• _PROBLEM TO WORK ON_: Both the line containing "Emit a component" and the line containing "import * as" are part of the range to copy, along with every line between them. Copy it exactly and leave out the pictures.
= = = = =
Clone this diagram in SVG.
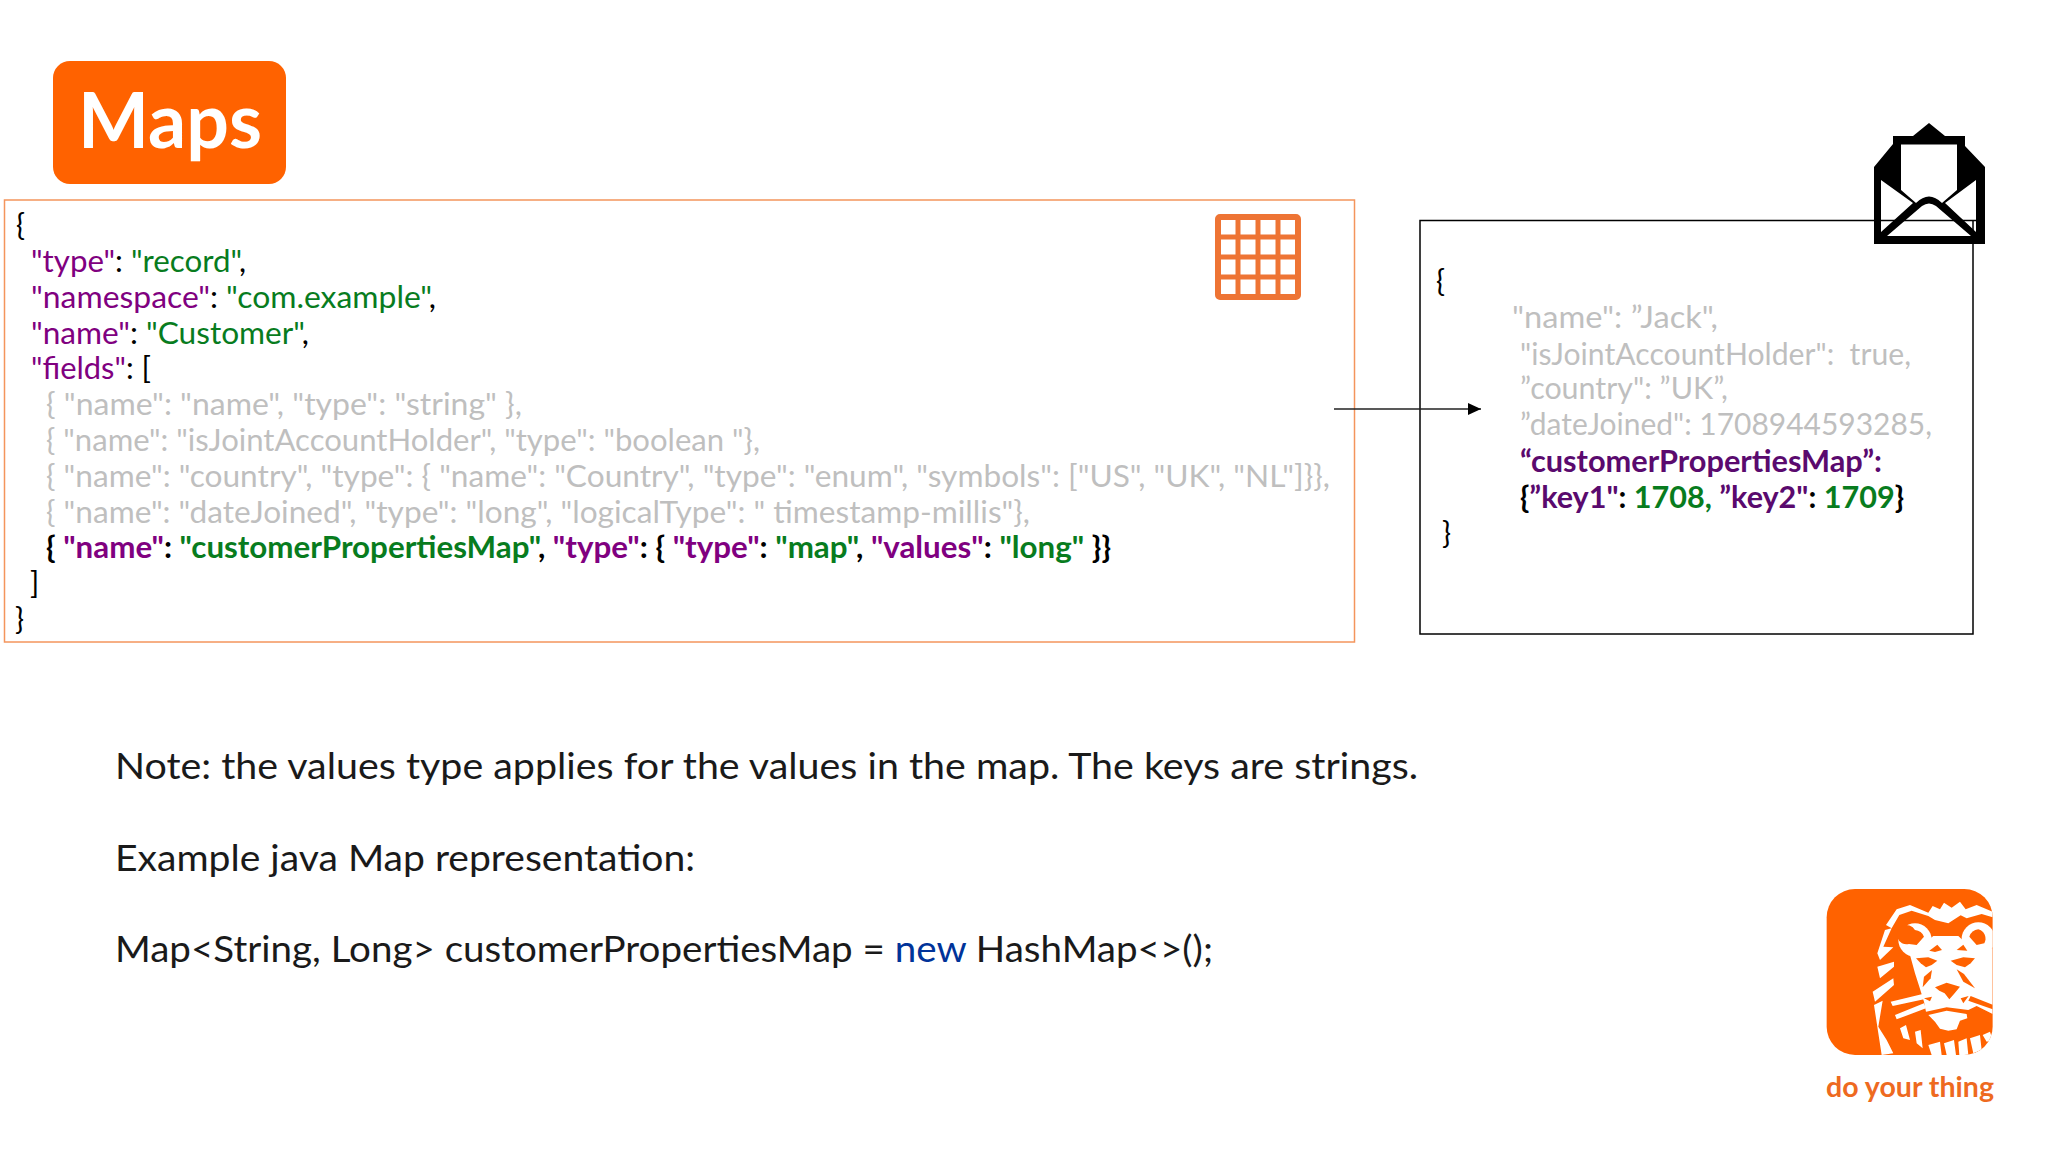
<svg xmlns="http://www.w3.org/2000/svg" width="2048" height="1152" viewBox="0 0 2048 1152">
<defs><marker id="ah" markerUnits="userSpaceOnUse" markerWidth="13" markerHeight="12" refX="13" refY="6" orient="auto"><path d="M0 0L13 6L0 12Z" fill="#000"/></marker>
<clipPath id="lc"><rect x="80" y="57" width="498" height="498" rx="85"/></clipPath></defs>
<style>
text{font-family:"Lato","Noto Sans",sans-serif;fill:#000}
.c{font-size:30px}.n{font-size:36.500px;fill:#1a1a1a}
.g{fill:#bfbfbf}.b{font-weight:700}.p{fill:#800080}.v{fill:#087c1e}.dp{fill:#5a0a6e}
</style>
<rect width="2048" height="1152" fill="#fff"/>
<g id="title"><rect x="53" y="61" width="233" height="123" rx="17" fill="#ff6200"/>
<text x="78" y="148" textLength="184" lengthAdjust="spacingAndGlyphs" style="font-size:77px;font-weight:700;fill:#fff">Maps</text></g>
<g id="schema"><rect x="4.500" y="200" width="1350" height="442" fill="#fff" stroke="#f4955c" stroke-width="1.500"/>
<text class="c" x="16" y="236">{</text>
<text class="c" x="31" y="272" textLength="215" lengthAdjust="spacingAndGlyphs"><tspan class="p">"type"</tspan>: <tspan class="v">"record"</tspan>,</text>
<text class="c" x="31" y="308" textLength="405" lengthAdjust="spacingAndGlyphs"><tspan class="p">"namespace"</tspan>: <tspan class="v">"com.example"</tspan>,</text>
<text class="c" x="31" y="344" textLength="278" lengthAdjust="spacingAndGlyphs"><tspan class="p">"name"</tspan>: <tspan class="v">"Customer"</tspan>,</text>
<text class="c" x="31" y="379" textLength="120" lengthAdjust="spacingAndGlyphs"><tspan class="p">"fields"</tspan>: [</text>
<text class="c g" x="46" y="415" textLength="476" lengthAdjust="spacingAndGlyphs">{ "name": "name", "type": "string" },</text>
<text class="c g" x="46" y="451" textLength="714" lengthAdjust="spacingAndGlyphs">{ "name": "isJointAccountHolder", "type": "boolean "},</text>
<text class="c g" x="46" y="487" textLength="1284" lengthAdjust="spacingAndGlyphs">{ "name": "country", "type": { "name": "Country", "type": "enum", "symbols": ["US", "UK", "NL"]}},</text>
<text class="c g" x="46" y="523" textLength="984" lengthAdjust="spacingAndGlyphs">{ "name": "dateJoined", "type": "long", "logicalType": " timestamp-millis"},</text>
<text class="c b" x="46" y="558" textLength="1065" lengthAdjust="spacingAndGlyphs">{ <tspan class="p">"name"</tspan>: <tspan class="v">"customerPropertiesMap"</tspan>, <tspan class="p">"type"</tspan>: { <tspan class="p">"type"</tspan>: <tspan class="v">"map"</tspan>, <tspan class="p">"values"</tspan>: <tspan class="v">"long"</tspan> }}</text>
<text class="c" x="30" y="594">]</text>
<text class="c" x="15" y="630">}</text></g>
<g id="table-icon" fill="none" stroke="#ee7434"><rect x="1218" y="217" width="80" height="80" rx="2" stroke-width="6"/>
<path d="M1238 217V297M1258 217V297M1278 217V297M1218 237H1298M1218 257H1298M1218 277H1298" stroke-width="5"/></g>
<g id="message"><rect x="1420" y="220.500" width="553" height="413.500" fill="#fff" stroke="#000" stroke-width="1.500"/>
<text class="c" x="1436" y="292">{</text>
<text class="c g" x="1512" y="328" textLength="206" lengthAdjust="spacingAndGlyphs">"name": ”Jack",</text>
<text class="c g" x="1520" y="365" textLength="391" lengthAdjust="spacingAndGlyphs" xml:space="preserve">"isJointAccountHolder":  true,</text>
<text class="c g" x="1520" y="399" textLength="208" lengthAdjust="spacingAndGlyphs">”country": ”UK”,</text>
<text class="c g" x="1520" y="435" textLength="412" lengthAdjust="spacingAndGlyphs">”dateJoined": 1708944593285,</text>
<text class="c b" x="1520" y="472" textLength="362" lengthAdjust="spacingAndGlyphs" style="fill:#5a0a6e">“customerPropertiesMap”:</text>
<text class="c b" x="1520" y="508" textLength="384" lengthAdjust="spacingAndGlyphs">{<tspan class="dp">”key1"</tspan>: <tspan class="v">1708,</tspan> <tspan class="dp">”key2"</tspan>: <tspan class="v">1709</tspan>}</text>
<text class="c" x="1442" y="544">}</text></g>
<g id="connectors"><path d="M1334 409H1481" fill="none" stroke="#222" stroke-width="1.300" marker-end="url(#ah)"/></g>
<g id="envelope">
<path d="M1929 123L1913 136H1893V144L1874 167V244H1985V167L1965 146V136H1945Z" fill="#000"/>
<path d="M1901 144.500H1957V190L1942 203Q1929 190 1916 203L1901 190Z" fill="#fff"/>
<path d="M1881 180V232L1913 203ZM1976 180V232L1945 203ZM1887 236L1922 206Q1929 201 1936 206L1971 236Z" fill="#fff"/>
<path d="M1881 220.500H1976M1973 220V244" stroke="#000" stroke-width="1.500" fill="none"/>
</g>
<g id="note"><text class="n" x="115" y="779" textLength="1303" lengthAdjust="spacingAndGlyphs">Note: the values type applies for the values in the map. The keys are strings.</text>
<text class="n" x="115" y="871" textLength="580" lengthAdjust="spacingAndGlyphs">Example java Map representation:</text>
<text class="n" x="115" y="962" textLength="1098" lengthAdjust="spacingAndGlyphs">Map&lt;String, Long&gt; customerPropertiesMap = <tspan style="fill:#003399">new</tspan> HashMap&lt;&gt;();</text></g>
<g id="logo"><g transform="translate(1800 870) scale(.3333)">
<rect x="80" y="57" width="498" height="498" rx="85" fill="#ff6200"/>
<g clip-path="url(#lc)" fill="#fff">
<path d="M258 165L290 118L330 105L385 128L398 108L420 118L432 98L455 113L480 95L497 118L530 105L578 125V142L545 132L500 145L482 136L445 160L405 150L385 138L335 122L298 135L275 175Z"/>
<circle cx="345" cy="210" r="50"/><circle cx="535" cy="207" r="50"/>
<path d="M330 255L400 198H475L530 250L578 235V432L530 408L505 420L440 412L378 425L372 395L358 350L345 310Z"/>
<path d="M272 395L368 372L372 388L278 408ZM285 435L372 400L378 415L290 448Z"/>
<path d="M385 435L440 422L500 432L502 445L480 452L470 478L445 482L420 476L405 455Z"/>
<path d="M255 180L275 175L250 230L280 232L240 270L232 250ZM232 290L282 275L282 290L240 325ZM218 365L280 325L282 345L225 395ZM222 405L248 392L235 470L260 510L280 550L245 555L235 490Z"/>
<path d="M300 475L318 465L330 510L310 505ZM345 485L362 480L368 535L350 520ZM385 525L420 515L425 555H395ZM432 520L462 510L468 555H440ZM475 515L500 505L505 555H478ZM510 505L540 495L545 540L520 550ZM548 495L570 485L578 510L560 515Z"/>
</g>
<g clip-path="url(#lc)" fill="#ff6200">
<path d="M345 180a29 29 0 1 0 -18 42L350 225L372 200Q365 182 345 180Z"/>
<path d="M535 178a29 29 0 0 1 18 42L530 225L508 200Q515 180 535 178Z"/>
<path d="M348 265L385 262L412 272L395 285L378 292L362 280Z"/>
<path d="M525 265L490 262L452 272L470 285L495 292L512 280Z"/>
<path d="M372 320L396 300L392 325L368 352Z"/>
<path d="M470 298L492 312L525 355L490 335Z"/>
<path d="M388 242L412 224L426 240L405 246Z"/>
<path d="M470 240L490 224L502 242Z"/>
<path d="M405 352L440 338L480 350L462 372L448 388L434 370L418 362Z"/>
<path d="M372 385L396 380L390 394ZM482 385L506 378L490 400Z"/>
<path d="M505 392L578 418V404L512 378Z"/>
</g></g>
<text x="1826" y="1097" textLength="168" lengthAdjust="spacingAndGlyphs" style="font-size:29px;font-weight:700;fill:#ee6a1f">do your thing</text></g>
</svg>
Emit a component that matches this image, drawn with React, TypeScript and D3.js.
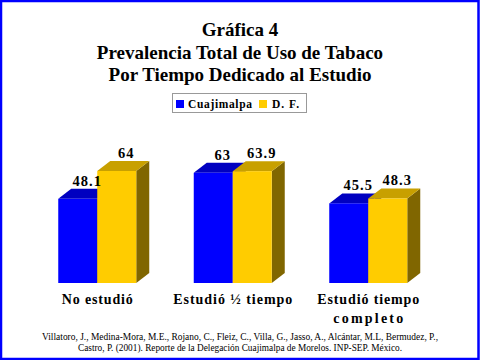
import React from "react";
import * as d3 from "d3";

const categories = ["No estudió", "Estudió ½ tiempo", "Estudió tiempo|completo"];
const seriesNames = ["Cuajimalpa", "D. F."];
const cuajimalpa = [48.1, 63, 45.5];
const df = [64, 63.9, 48.3];
const valueLabels = [["48.1", "63", "45.5"], ["64", "63.9", "48.3"]];
const titleLines = ["Gráfica 4", "Prevalencia Total de Uso de Tabaco", "Por Tiempo Dedicado al Estudio"];
const citation = [
  "Villatoro, J., Medina-Mora, M.E., Rojano, C., Fleiz, C., Villa, G., Jasso, A., Alcántar, M.L, Bermudez, P.,",
  "Castro, P. (2001). Reporte de la Delegación Cuajimalpa de Morelos. INP-SEP. México.",
];
const citationWidths = [396, 324];
const categoryLineWidths = [[71], [119], [102, 70]];
const legendWidths = [64, 27];

const colors = [
  { front: "#0000FF", top: "#0000C0", side: "#000080" },
  { front: "#FFCC00", top: "#C8A000", side: "#806600" },
];

const W = 480;
const H = 360;
const DX = 13;
const DY = 10;
const serif = "'Liberation Serif', 'Times New Roman', serif";

export default function App() {
  const x = d3.scaleBand<string>().domain(categories).range([29.5, 436]).paddingInner(0).paddingOuter(0);
  const inner = d3.scaleBand<string>().domain(seriesNames).range([0, 78]).padding(0);
  const y = d3.scaleLinear().domain([0, 80]).range([283, 143]);
  const data = [cuajimalpa, df];

  const bars: React.ReactNode[] = [];
  const labels: React.ReactNode[] = [];
  categories.forEach((c, ci) => {
    const gx = (x(c) as number) + x.bandwidth() / 2 - 39;
    seriesNames.forEach((s, si) => {
      const v = data[si][ci];
      const x0 = gx + (inner(s) as number);
      const w = inner.bandwidth();
      const y0 = y(0);
      const y1 = y(v);
      const col = colors[si];
      bars.push(
        <g key={`${ci}-${si}`}>
          <polygon
            points={`${x0 + w},${y0} ${x0 + w + DX},${y0 - DY} ${x0 + w + DX},${y1 - DY} ${x0 + w},${y1}`}
            fill={col.side}
          />
          <polygon
            points={`${x0},${y1} ${x0 + DX},${y1 - DY} ${x0 + w + DX},${y1 - DY} ${x0 + w},${y1}`}
            fill={col.top}
          />
          <rect x={x0} y={y1} width={w} height={y0 - y1} fill={col.front} />
        </g>
      );
      labels.push(
        <text
          key={`l-${ci}-${si}`}
          x={x0 + w / 2 + DX / 2 + 3}
          y={y1 - DY - 3}
          textAnchor="middle"
          fontFamily={serif}
          fontWeight="bold"
          fontSize={14.5}
          letterSpacing={1}
          fill="#000"
        >
          {valueLabels[si][ci]}
        </text>
      );
    });
  });

  return (
    <svg
      width={W}
      height={H}
      viewBox={`0 0 ${W} ${H}`}
      style={{ position: "absolute", left: 0, top: 0, background: "#fff" }}
    >
      <rect x={0} y={0} width={W} height={H} fill="#fff" />
      {titleLines.map((t, i) => (
        <text
          key={t}
          x={W / 2}
          y={36 + i * 22.5}
          textAnchor="middle"
          fontFamily={serif}
          fontWeight="bold"
          fontSize={19}
          fill="#000"
        >
          {t}
        </text>
      ))}
      <g>
        <rect x={172.5} y={93.5} width={134} height={19} fill="#fff" stroke="#999" strokeWidth={1} />
        <rect x={176} y={100} width={8} height={8} fill={colors[0].front} />
        <text
          x={188}
          y={108}
          fontFamily={serif}
          fontWeight="bold"
          fontSize={11.5}
          textLength={legendWidths[0]}
          lengthAdjust="spacing"
          fill="#000"
        >
          {seriesNames[0]}
        </text>
        <rect x={259} y={100} width={8} height={8} fill={colors[1].front} />
        <text
          x={272}
          y={108}
          fontFamily={serif}
          fontWeight="bold"
          fontSize={11.5}
          textLength={legendWidths[1]}
          lengthAdjust="spacing"
          fill="#000"
        >
          {seriesNames[1]}
        </text>
      </g>
      {bars}
      {labels}
      {categories.map((c, ci) => {
        const lines = c.split("|");
        const cx = (x(c) as number) + x.bandwidth() / 2;
        return lines.map((l, i) => (
          <text
            key={`${c}-${i}`}
            x={cx}
            y={304 + i * 19}
            textAnchor="middle"
            fontFamily={serif}
            fontWeight="bold"
            fontSize={14}
            textLength={categoryLineWidths[ci][i]}
            lengthAdjust="spacing"
            fill="#000"
          >
            {l}
          </text>
        ));
      })}
      {citation.map((t, i) => (
        <text
          key={i}
          x={W / 2}
          y={340 + i * 11}
          textAnchor="middle"
          fontFamily={serif}
          fontSize={10}
          textLength={citationWidths[i]}
          lengthAdjust="spacingAndGlyphs"
          fill="#000"
        >
          {t}
        </text>
      ))}
      <rect x={1} y={1} width={W - 2.5} height={H - 2} fill="none" stroke="#0000FF" strokeWidth={2.5} />
    </svg>
  );
}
= = = = =
• _PROBLEM SOLUTION_:
Emit a component that matches this image, drawn with React, TypeScript and D3.js.
import React from "react";
import * as d3 from "d3";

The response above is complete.